- #1
roam
- 1,271
- 12
Homework Statement
According to my textbook:
The LED transfer function ##H(\omega_m)## is defined as:
$$H(\omega_m) = \frac{1}{1+j\omega_{m}\tau_{c}}$$
The 3-dB modulation bandwidth ##f_{\text{3 dB}}## is defined as the modulation frequency at which ##H(\omega_m)## is reduced by 3 dB or by a factor of 2. The result is:
$$f_{\text{3 dB}}=\sqrt{3}(2\pi\tau_{c})^{-1} \tag{1}$$
I don't understand how they derived the last expression.
Homework Equations
The Attempt at a Solution
Let ##G(j\omega_{m})=\frac{1}{1+j\omega_{m}\tau_{c}}##.

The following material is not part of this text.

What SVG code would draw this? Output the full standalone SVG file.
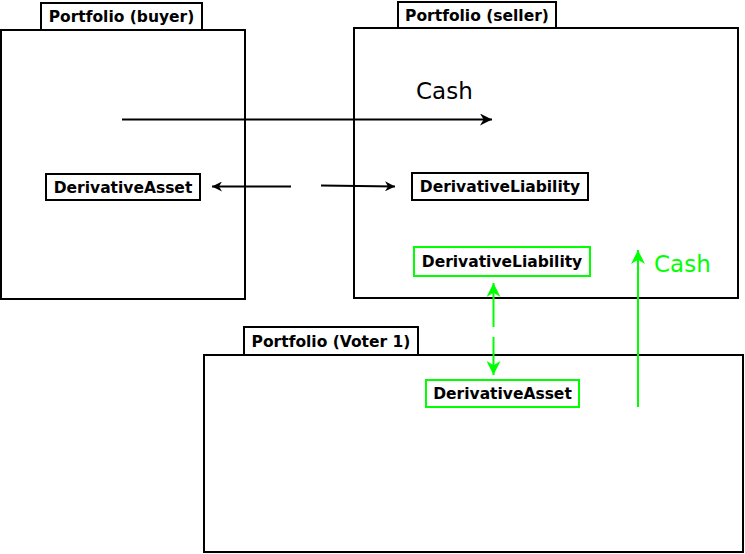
<svg xmlns="http://www.w3.org/2000/svg" width="745" height="554" viewBox="0 0 745 554">
<style>
.box{fill:none;stroke:#000;stroke-width:2}
.lbl{fill:#fff;stroke:#000;stroke-width:2}
.glbl{fill:#fff;stroke:#00ff00;stroke-width:2}
.t{font-family:"DejaVu Sans",sans-serif;font-size:15.5px;font-weight:bold;fill:#000}
.cash{font-family:"DejaVu Sans",sans-serif;font-size:23px}
.bl{stroke:#000;stroke-width:2;fill:none}
.gl{stroke:#00ff00;stroke-width:2;fill:none}
</style>
<defs>
<marker id="ab" viewBox="0 0 10 10" refX="10" refY="5" markerWidth="10" markerHeight="10" markerUnits="userSpaceOnUse" orient="auto"><path d="M0,0 L10,5 L0,10 L3,5 z" fill="#000"/></marker>
<marker id="abig" viewBox="0 0 10 10" refX="10" refY="5" markerWidth="12" markerHeight="12" markerUnits="userSpaceOnUse" orient="auto"><path d="M0,0 L10,5 L0,10 L3,5 z" fill="#000"/></marker>
<marker id="ag" viewBox="0 0 10 10" refX="10" refY="5" markerWidth="14" markerHeight="14" markerUnits="userSpaceOnUse" orient="auto"><path d="M0,0 L10,5 L0,10 L3,5 z" fill="#00ff00"/></marker>
</defs>
<rect width="745" height="554" fill="#fff"/>
<g id="portfolio-buyer">
<rect class="box" x="1" y="30" width="244" height="269"/>
<rect class="lbl" x="41" y="3" width="161" height="27"/>
<text class="t" x="121.5" y="22" text-anchor="middle">Portfolio (buyer)</text>
</g>
<g id="portfolio-seller">
<rect class="box" x="354" y="28" width="384" height="270"/>
<rect class="lbl" x="398" y="2" width="158" height="26"/>
<text class="t" x="477" y="20.5" text-anchor="middle">Portfolio (seller)</text>
</g>
<g id="portfolio-voter">
<rect class="box" x="204" y="355" width="539" height="197"/>
<rect class="lbl" x="244" y="327" width="174" height="28"/>
<text class="t" x="331" y="346.5" text-anchor="middle">Portfolio (Voter 1)</text>
</g>
<g id="buyer-asset">
<rect class="lbl" x="46" y="174" width="154" height="26"/>
<text class="t" x="123" y="192.5" text-anchor="middle">DerivativeAsset</text>
</g>
<g id="seller-liability">
<rect class="lbl" x="412" y="173" width="176" height="27"/>
<text class="t" x="500" y="192" text-anchor="middle">DerivativeLiability</text>
</g>
<g id="seller-liability-green">
<rect class="glbl" x="414" y="247" width="176" height="29"/>
<text class="t" x="502" y="267" text-anchor="middle">DerivativeLiability</text>
</g>
<g id="voter-asset">
<rect class="glbl" x="426" y="380" width="153" height="27"/>
<text class="t" x="502.5" y="399" text-anchor="middle">DerivativeAsset</text>
</g>
<g id="labels">
<text class="cash" x="416" y="99" fill="#000">Cash</text>
<text class="cash" x="654" y="272" fill="#00ff00">Cash</text>
</g>
<g id="connectors">
<line class="bl" x1="122" y1="119.5" x2="492" y2="119.5" marker-end="url(#abig)"/>
<line class="bl" x1="291" y1="186.5" x2="212" y2="186.5" marker-end="url(#ab)"/>
<line class="bl" x1="321" y1="185.5" x2="395" y2="186.5" marker-end="url(#ab)"/>
<line class="gl" x1="638" y1="407" x2="638" y2="250" marker-end="url(#ag)"/>
<line class="gl" x1="493.5" y1="327" x2="493.5" y2="283" marker-end="url(#ag)"/>
<line class="gl" x1="493.5" y1="337" x2="493.5" y2="375" marker-end="url(#ag)"/>
</g>
</svg>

##|G(j\omega_{m})|^{2}=\frac{1}{1+j\omega_{m}\tau_{c}}.\frac{1}{1-j\omega_{m}\tau_{c}}=\frac{1}{1+\omega_{m}^{2}\tau_{c}^{2}}##
##\therefore |G(j\omega_{m})|=\frac{1}{\sqrt{1+\omega_{m}^{2}\tau_{c}^{2}}}##
And ##|G(0)|=1##, therefore to find the 3 dB point we must solve:
$$\frac{|G(j\omega)|}{|G(0)|}=\frac{1}{\sqrt{1+\omega_{\text{3 dB}}^{2}\tau_{c}^{2}}}=\frac{1}{\sqrt{2}}$$
However when I solve this I get:
$$\omega_{\text{3 dB}}=\frac{1}{\tau_{c}}\ \text{or}\ f_{\text{3 dB}}=\frac{1}{2\pi\tau_{c}}$$
So where does the ##\sqrt{3}## factor in equation (1) come from? What is the mistake here?
Any help would be greatly appreciated.